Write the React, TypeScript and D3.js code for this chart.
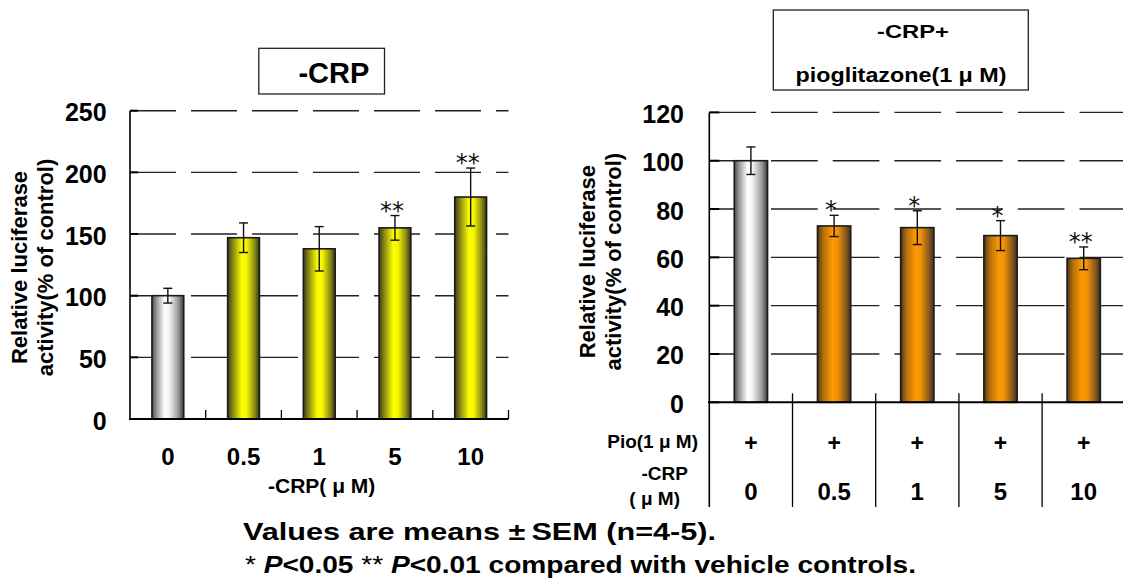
import React from "react";
import * as d3 from "d3";

// CRP dose (uM) on both panels
const doses = ["0", "0.5", "1", "5", "10"];

// left panel: -CRP alone
const crpMean = [100, 147, 138, 155, 180];
const crpSem = [6, 12, 18, 10, 23.5];
const crpSig = ["", "", "", "**", "**"];
const crpTicks = [0, 50, 100, 150, 200, 250];

// right panel: -CRP + pioglitazone (1 uM)
const pioMean = [100, 73, 72.3, 69, 59.6];
const pioSem = [5.7, 4.4, 7, 6.2, 4.7];
const pioSig = ["", "*", "*", "*", "**"];
const pioTicks = [0, 20, 40, 60, 80, 100, 120];
const pioRow = ["+", "+", "+", "+", "+"];

const FONT = "'Liberation Sans', Arial, sans-serif";

function Bars(props: {
  x: d3.ScaleBand<string>;
  y: d3.ScaleLinear<number, number>;
  means: number[];
  sems: number[];
  sigs: string[];
  fill: string;
}) {
  const { x, y, means, sems, sigs, fill } = props;
  const y0 = y(0);
  return (
    <g>
      {doses.map((d, i) => {
        const bx = x(d)!;
        const cx = bx + x.bandwidth() / 2;
        const top = y(means[i] + sems[i]);
        const bot = y(means[i] - sems[i]);
        return (
          <g key={d}>
            <rect
              x={bx}
              y={y(means[i])}
              width={x.bandwidth()}
              height={y0 - y(means[i])}
              fill={i === 0 ? "url(#gGray)" : fill}
              stroke="#1a1a1a"
              strokeWidth={1.6}
            />
            <g stroke="#111" strokeWidth={1.4}>
              <line x1={cx} x2={cx} y1={top} y2={bot} />
              <line x1={cx - 4.5} x2={cx + 4.5} y1={top} y2={top} />
              <line x1={cx - 4.5} x2={cx + 4.5} y1={bot} y2={bot} />
            </g>
            {sigs[i] && (
              <text
                x={cx - 3}
                y={top + 3}
                textAnchor="middle"
                fontFamily="'DejaVu Sans', sans-serif"
                fontSize={24}
                fill="#111"
              >
                {sigs[i]}
              </text>
            )}
          </g>
        );
      })}
    </g>
  );
}

function Frame(props: {
  x: d3.ScaleBand<string>;
  y: d3.ScaleLinear<number, number>;
  ticks: number[];
  labelX: number;
  tickLen: number;
  dash: string;
}) {
  const { x, y, ticks, labelX, tickLen, dash } = props;
  const [x0, x1] = x.range();
  return (
    <g>
      {ticks.slice(1).map((t) => (
        <line
          key={"g" + t}
          x1={x0}
          x2={x1}
          y1={y(t)}
          y2={y(t)}
          stroke="#222"
          strokeWidth={1.4}
          strokeDasharray={dash}
        />
      ))}
      {ticks.map((t) => (
        <g key={"t" + t}>
          <line x1={x0} x2={x0 + tickLen} y1={y(t)} y2={y(t)} stroke="#000" strokeWidth={2} />
          <text
            x={labelX}
            y={y(t) + 10.5}
            textAnchor="end"
            fontFamily={FONT}
            fontWeight="bold"
            fontSize={25}
          >
            {t}
          </text>
        </g>
      ))}
    </g>
  );
}

export default function App() {
  // left panel scales
  const xL = d3.scaleBand<string>().domain(doses).range([130, 508.5]).paddingInner(0.58).paddingOuter(0.29);
  const yL = d3.scaleLinear().domain([0, 250]).range([419, 110.7]);
  // right panel scales
  const xR = d3.scaleBand<string>().domain(doses).range([709.3, 1125.3]).paddingInner(0.6).paddingOuter(0.3);
  const yR = d3.scaleLinear().domain([0, 120]).range([402.3, 112.4]);

  const stepL = xL.step();
  const stepR = xR.step();
  const tableBottom = 507;

  return (
    <svg width={1123} height={581} style={{ position: "absolute", left: 0, top: 0, background: "#fff" }}>
      <defs>
        <linearGradient id="gGray" x1="0" x2="1" y1="0" y2="0">
          <stop offset="0" stopColor="#4a4a4a" />
          <stop offset="0.15" stopColor="#9a9a9a" />
          <stop offset="0.4" stopColor="#ffffff" />
          <stop offset="0.55" stopColor="#f2f2f2" />
          <stop offset="0.82" stopColor="#9c9c9c" />
          <stop offset="1" stopColor="#3c3c3c" />
        </linearGradient>
        <linearGradient id="gYellow" x1="0" x2="1" y1="0" y2="0">
          <stop offset="0" stopColor="#3c3c1c" />
          <stop offset="0.18" stopColor="#8e8e14" />
          <stop offset="0.45" stopColor="#ffff00" />
          <stop offset="0.6" stopColor="#f4f402" />
          <stop offset="0.85" stopColor="#8a8a14" />
          <stop offset="1" stopColor="#33331c" />
        </linearGradient>
        <linearGradient id="gOrange" x1="0" x2="1" y1="0" y2="0">
          <stop offset="0" stopColor="#4a3418" />
          <stop offset="0.18" stopColor="#b4700c" />
          <stop offset="0.45" stopColor="#ff9900" />
          <stop offset="0.6" stopColor="#f39208" />
          <stop offset="0.85" stopColor="#8a5a1c" />
          <stop offset="1" stopColor="#3a3028" />
        </linearGradient>
      </defs>

      {/* ---------- left panel ---------- */}
      <rect x={258.8} y={48.3} width={125.7} height={45.7} fill="#fff" stroke="#222" strokeWidth={1.3} />
      <text x={298.4} y={83.3} fontFamily={FONT} fontWeight="bold" fontSize={29}>-CRP</text>

      <Frame x={xL} y={yL} ticks={crpTicks} labelX={106.7} tickLen={8} dash="46 15" />
      <Bars x={xL} y={yL} means={crpMean} sems={crpSem} sigs={crpSig} fill="url(#gYellow)" />
      <g stroke="#000">
        <line x1={130} x2={130} y1={yL(250)} y2={yL(0)} strokeWidth={1.6} />
        <line x1={129} x2={508.5} y1={yL(0)} y2={yL(0)} strokeWidth={2} />
        {doses.map((d, i) => (
          <line key={d} x1={130 + (i + 1) * stepL} x2={130 + (i + 1) * stepL} y1={yL(0) - 9} y2={yL(0)} strokeWidth={1.3} />
        ))}
      </g>
      {doses.map((d) => (
        <text
          key={d}
          x={xL(d)! + xL.bandwidth() / 2}
          y={465}
          textAnchor="middle"
          fontFamily={FONT}
          fontWeight="bold"
          fontSize={24}
        >
          {d}
        </text>
      ))}
      <text x={321.7} y={493} textAnchor="middle" fontFamily={FONT} fontWeight="bold" fontSize={21}>
        -CRP( μ M)
      </text>
      <g fontFamily={FONT} fontWeight="bold" fontSize={22} textAnchor="middle">
        <text transform="translate(27,267.5) rotate(-90)">Relative luciferase</text>
        <text transform="translate(53,267.5) rotate(-90)">activity(% of control)</text>
      </g>

      {/* ---------- right panel ---------- */}
      <rect x={773.3} y={10} width={255} height={80} fill="#fff" stroke="#222" strokeWidth={1.3} />
      <text x={913} y={37.5} textAnchor="middle" fontFamily={FONT} fontWeight="bold" fontSize={19} textLength={72} lengthAdjust="spacingAndGlyphs">
        -CRP+
      </text>
      <text x={901} y={81.5} textAnchor="middle" fontFamily={FONT} fontWeight="bold" fontSize={21} textLength={211} lengthAdjust="spacingAndGlyphs">
        pioglitazone(1 μ M)
      </text>

      <Frame x={xR} y={yR} ticks={pioTicks} labelX={684} tickLen={10} dash="46.7 15" />
      <Bars x={xR} y={yR} means={pioMean} sems={pioSem} sigs={pioSig} fill="url(#gOrange)" />
      <g stroke="#000">
        <line x1={709.3} x2={709.3} y1={yR(120)} y2={tableBottom} strokeWidth={1.6} />
        <line x1={708} x2={1125} y1={yR(0)} y2={yR(0)} strokeWidth={2} />
        {doses.map((d, i) => (
          <line
            key={d}
            x1={709.3 + (i + 1) * stepR}
            x2={709.3 + (i + 1) * stepR}
            y1={yR(0) - 9}
            y2={tableBottom}
            strokeWidth={1.3}
          />
        ))}
      </g>
      <g fontFamily={FONT} fontWeight="bold" textAnchor="middle">
        {doses.map((d, i) => (
          <g key={d}>
            <text x={xR(d)! + xR.bandwidth() / 2} y={451} fontSize={23}>{pioRow[i]}</text>
            <text x={xR(d)! + xR.bandwidth() / 2} y={500} fontSize={24}>{d}</text>
          </g>
        ))}
      </g>
      <g fontFamily={FONT} fontWeight="bold" fontSize={19} textAnchor="end">
        <text x={698} y={448}>Pio(1 μ M)</text>
        <text x={688} y={480}>-CRP</text>
        <text x={680} y={505}>( μ M)</text>
      </g>
      <g fontFamily={FONT} fontWeight="bold" fontSize={22} textAnchor="middle">
        <text transform="translate(595,261.7) rotate(-90)">Relative luciferase</text>
        <text transform="translate(621,261.7) rotate(-90)">activity(% of control)</text>
      </g>

      {/* ---------- footnote ---------- */}
      <text x={243} y={540} fontFamily={FONT} fontWeight="bold" fontSize={24} textLength={473} lengthAdjust="spacingAndGlyphs">
        Values are means ±{"\u2009"}SEM (n=4-5).
      </text>
      <text x={245} y={573} fontFamily={FONT} fontWeight="bold" fontSize={24} textLength={671} lengthAdjust="spacingAndGlyphs">
        <tspan fontWeight="normal">{"*  "}</tspan>
        <tspan fontStyle="italic">P</tspan>
        <tspan>{"<0.05 "}</tspan>
        <tspan fontWeight="normal">**</tspan>
        <tspan fontStyle="italic">{" P"}</tspan>
        <tspan>{"<0.01 compared with vehicle controls."}</tspan>
      </text>
    </svg>
  );
}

### EXERCISE AIM:
Starting with the first line of the data above and ending with the line containing "const crpTicks = [0, 50, 100, 150, 200, 250];", please restate every line exactly, leaving images out.

### ANSWER TO THIS PROBLEM:
Write the React, TypeScript and D3.js code for this chart.
import React from "react";
import * as d3 from "d3";

// CRP dose (uM) on both panels
const doses = ["0", "0.5", "1", "5", "10"];

// left panel: -CRP alone
const crpMean = [100, 147, 138, 155, 180];
const crpSem = [6, 12, 18, 10, 23.5];
const crpSig = ["", "", "", "**", "**"];
const crpTicks = [0, 50, 100, 150, 200, 250];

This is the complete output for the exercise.